Now, this script looked like it had been photocopied a zillion times. But to us, it was like finding a Fabergé egg at a rummage sale.
We were reminded of this when we read Lessons in the Dark by classic movie blogger (and author) John Greco.
Lessons is a guide to some of the notable classic Hollywood films – notable because they are as relevant to our society today as they were when first released. Remarkably, a few of these films have become even more timely over the years.
“Life and art repeat themselves,” says Greco in the introduction. “Classic films help us remember the past, both the good and the bad. Sometimes they even predict the future as it did in Elia Kazan’s A Face in the Crowd (1957) and Sidney Lumet’s Network (1976)…”

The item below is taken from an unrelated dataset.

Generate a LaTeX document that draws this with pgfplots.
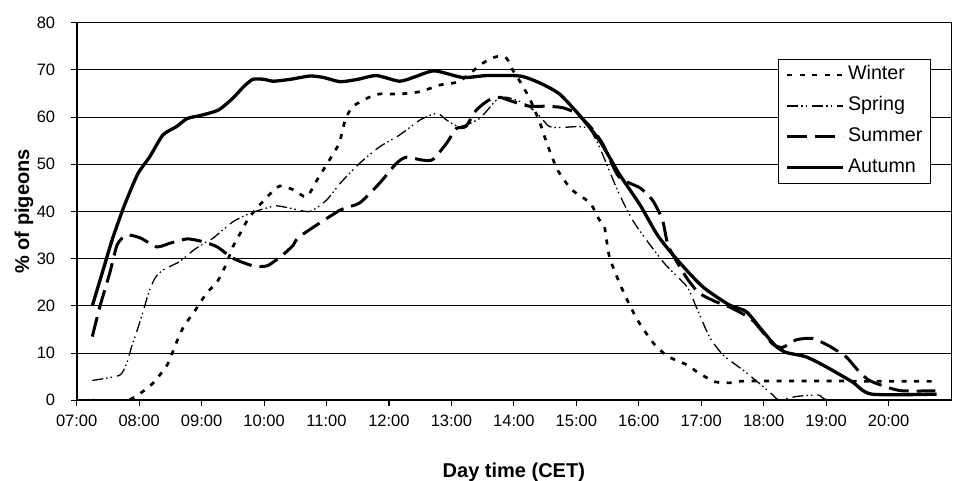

By compiling the films he’s chosen in this format, Greco shows us that watching classic film isn’t an archaeological exercise. Some of these films tell us more about ourselves today than we may at first realize.
In Lessons, films are divided into categories that reflect many of issues we grapple with today, including social injustice, the effects of war and the influence of the media.
Greco analyzes these films and comes to some surprising conclusions, such as his examination of the 1952 western, High Noon. The movie, says Greco, appeals to people on opposite ends of the political landscape. “High Noon does not fit snugly into any one philosophy,” he writes (p. 72).
Because Greco is also a photographer, he provides interesting observations about cinematography. For example, he talks about director William Wyler’s style in The Best Years of Our Lives (1946). “Wyler’s use of the camera has always been subtle,” he says. “His point of view is always focused on the story. The audience [is] connected by what is unfolding on the screen” (p. 27).
He also analyzes James Wong Howe’s style in Seconds (1966). “[Howe’s] cinematography is remarkable,” he writes, “his use of wide angle lens, fish eye lens and hand held camera shots were innovative, disturbing and today still way ahead of much of what we see on screen” (p. 80).
See? It’s things like this that make a person feel like a real Smarty Pants when reading Lessons.
Of course, any collection of film writing is subjective, a reflection of the author’s opinions. There is no such thing as The Definitive Guide. But Greco’s is worth reading because he’s showing us the relevancy of film as art, which makes it utterly cool.
We wish, in a way, we had found this guide many years ago when we were still novices in exploring classic film. It would have shown us how to think more critically about film, and how to look at scene composition. We feel we would have been much further ahead with this guide.
In fact, if we had found a copy of Lessons in the Dark in that over-stuffed filing cabinet years ago, we would have been just as thrilled as finding the script of Casablanca.
The author sent us an advance reading copy to review.